DIRECTION:
Output the data that follows exactly, line for line.

-----

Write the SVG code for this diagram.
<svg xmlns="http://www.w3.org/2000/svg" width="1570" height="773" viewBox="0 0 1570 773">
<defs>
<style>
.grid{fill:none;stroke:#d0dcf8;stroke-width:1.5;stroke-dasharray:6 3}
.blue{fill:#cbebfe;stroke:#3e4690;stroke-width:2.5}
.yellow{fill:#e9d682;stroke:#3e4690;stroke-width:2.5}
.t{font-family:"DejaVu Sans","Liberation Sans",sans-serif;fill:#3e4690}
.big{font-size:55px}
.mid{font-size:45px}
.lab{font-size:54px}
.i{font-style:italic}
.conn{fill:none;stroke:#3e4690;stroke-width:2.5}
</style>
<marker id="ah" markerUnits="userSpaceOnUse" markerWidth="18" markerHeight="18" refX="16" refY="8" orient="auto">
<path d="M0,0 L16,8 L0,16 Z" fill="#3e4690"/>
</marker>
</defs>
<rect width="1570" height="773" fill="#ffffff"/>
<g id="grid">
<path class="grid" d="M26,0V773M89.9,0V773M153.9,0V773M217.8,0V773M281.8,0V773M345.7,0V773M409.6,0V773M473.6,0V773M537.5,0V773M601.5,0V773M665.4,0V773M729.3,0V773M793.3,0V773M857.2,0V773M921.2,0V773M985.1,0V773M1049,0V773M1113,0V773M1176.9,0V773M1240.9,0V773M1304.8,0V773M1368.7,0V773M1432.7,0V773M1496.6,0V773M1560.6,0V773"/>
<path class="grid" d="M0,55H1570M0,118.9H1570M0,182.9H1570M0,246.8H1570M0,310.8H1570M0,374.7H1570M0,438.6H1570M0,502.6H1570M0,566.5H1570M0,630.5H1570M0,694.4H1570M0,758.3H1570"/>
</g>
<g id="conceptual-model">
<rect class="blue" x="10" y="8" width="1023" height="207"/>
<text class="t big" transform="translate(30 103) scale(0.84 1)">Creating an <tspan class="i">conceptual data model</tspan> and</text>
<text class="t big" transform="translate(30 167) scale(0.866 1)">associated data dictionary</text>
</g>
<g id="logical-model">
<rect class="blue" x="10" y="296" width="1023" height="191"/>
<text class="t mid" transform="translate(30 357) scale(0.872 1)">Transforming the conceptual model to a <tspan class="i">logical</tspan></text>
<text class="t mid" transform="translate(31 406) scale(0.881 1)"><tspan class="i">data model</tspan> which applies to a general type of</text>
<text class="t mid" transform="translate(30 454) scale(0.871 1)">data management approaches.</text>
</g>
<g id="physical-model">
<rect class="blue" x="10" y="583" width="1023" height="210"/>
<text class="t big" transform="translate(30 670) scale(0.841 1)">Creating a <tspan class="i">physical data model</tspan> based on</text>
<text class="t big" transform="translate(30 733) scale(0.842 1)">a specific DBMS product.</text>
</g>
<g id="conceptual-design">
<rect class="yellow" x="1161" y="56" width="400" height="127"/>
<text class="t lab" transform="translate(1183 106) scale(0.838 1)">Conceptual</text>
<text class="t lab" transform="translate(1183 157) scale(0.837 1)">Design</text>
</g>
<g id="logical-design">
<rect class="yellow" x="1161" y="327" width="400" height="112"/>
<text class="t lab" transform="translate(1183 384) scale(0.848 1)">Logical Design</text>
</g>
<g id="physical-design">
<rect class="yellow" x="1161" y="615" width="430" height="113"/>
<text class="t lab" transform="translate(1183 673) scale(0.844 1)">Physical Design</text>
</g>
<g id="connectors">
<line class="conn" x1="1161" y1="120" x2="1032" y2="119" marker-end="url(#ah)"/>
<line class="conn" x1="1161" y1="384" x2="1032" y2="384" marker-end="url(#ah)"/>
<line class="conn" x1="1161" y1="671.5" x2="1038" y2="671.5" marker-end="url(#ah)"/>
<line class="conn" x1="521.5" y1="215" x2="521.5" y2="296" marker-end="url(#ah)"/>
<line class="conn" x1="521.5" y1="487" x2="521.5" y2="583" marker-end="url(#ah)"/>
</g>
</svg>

-----

TASK OUTPUT:
Write the SVG code for this diagram.
<svg xmlns="http://www.w3.org/2000/svg" width="1570" height="773" viewBox="0 0 1570 773">
<defs>
<style>
.grid{fill:none;stroke:#d0dcf8;stroke-width:1.5;stroke-dasharray:6 3}
.blue{fill:#cbebfe;stroke:#3e4690;stroke-width:2.5}
.yellow{fill:#e9d682;stroke:#3e4690;stroke-width:2.5}
.t{font-family:"DejaVu Sans","Liberation Sans",sans-serif;fill:#3e4690}
.big{font-size:55px}
.mid{font-size:45px}
.lab{font-size:54px}
.i{font-style:italic}
.conn{fill:none;stroke:#3e4690;stroke-width:2.5}
</style>
<marker id="ah" markerUnits="userSpaceOnUse" markerWidth="18" markerHeight="18" refX="16" refY="8" orient="auto">
<path d="M0,0 L16,8 L0,16 Z" fill="#3e4690"/>
</marker>
</defs>
<rect width="1570" height="773" fill="#ffffff"/>
<g id="grid">
<path class="grid" d="M26,0V773M89.9,0V773M153.9,0V773M217.8,0V773M281.8,0V773M345.7,0V773M409.6,0V773M473.6,0V773M537.5,0V773M601.5,0V773M665.4,0V773M729.3,0V773M793.3,0V773M857.2,0V773M921.2,0V773M985.1,0V773M1049,0V773M1113,0V773M1176.9,0V773M1240.9,0V773M1304.8,0V773M1368.7,0V773M1432.7,0V773M1496.6,0V773M1560.6,0V773"/>
<path class="grid" d="M0,55H1570M0,118.9H1570M0,182.9H1570M0,246.8H1570M0,310.8H1570M0,374.7H1570M0,438.6H1570M0,502.6H1570M0,566.5H1570M0,630.5H1570M0,694.4H1570M0,758.3H1570"/>
</g>
<g id="conceptual-model">
<rect class="blue" x="10" y="8" width="1023" height="207"/>
<text class="t big" transform="translate(30 103) scale(0.84 1)">Creating an <tspan class="i">conceptual data model</tspan> and</text>
<text class="t big" transform="translate(30 167) scale(0.866 1)">associated data dictionary</text>
</g>
<g id="logical-model">
<rect class="blue" x="10" y="296" width="1023" height="191"/>
<text class="t mid" transform="translate(30 357) scale(0.872 1)">Transforming the conceptual model to a <tspan class="i">logical</tspan></text>
<text class="t mid" transform="translate(31 406) scale(0.881 1)"><tspan class="i">data model</tspan> which applies to a general type of</text>
<text class="t mid" transform="translate(30 454) scale(0.871 1)">data management approaches.</text>
</g>
<g id="physical-model">
<rect class="blue" x="10" y="583" width="1023" height="210"/>
<text class="t big" transform="translate(30 670) scale(0.841 1)">Creating a <tspan class="i">physical data model</tspan> based on</text>
<text class="t big" transform="translate(30 733) scale(0.842 1)">a specific DBMS product.</text>
</g>
<g id="conceptual-design">
<rect class="yellow" x="1161" y="56" width="400" height="127"/>
<text class="t lab" transform="translate(1183 106) scale(0.838 1)">Conceptual</text>
<text class="t lab" transform="translate(1183 157) scale(0.837 1)">Design</text>
</g>
<g id="logical-design">
<rect class="yellow" x="1161" y="327" width="400" height="112"/>
<text class="t lab" transform="translate(1183 384) scale(0.848 1)">Logical Design</text>
</g>
<g id="physical-design">
<rect class="yellow" x="1161" y="615" width="430" height="113"/>
<text class="t lab" transform="translate(1183 673) scale(0.844 1)">Physical Design</text>
</g>
<g id="connectors">
<line class="conn" x1="1161" y1="120" x2="1032" y2="119" marker-end="url(#ah)"/>
<line class="conn" x1="1161" y1="384" x2="1032" y2="384" marker-end="url(#ah)"/>
<line class="conn" x1="1161" y1="671.5" x2="1038" y2="671.5" marker-end="url(#ah)"/>
<line class="conn" x1="521.5" y1="215" x2="521.5" y2="296" marker-end="url(#ah)"/>
<line class="conn" x1="521.5" y1="487" x2="521.5" y2="583" marker-end="url(#ah)"/>
</g>
</svg>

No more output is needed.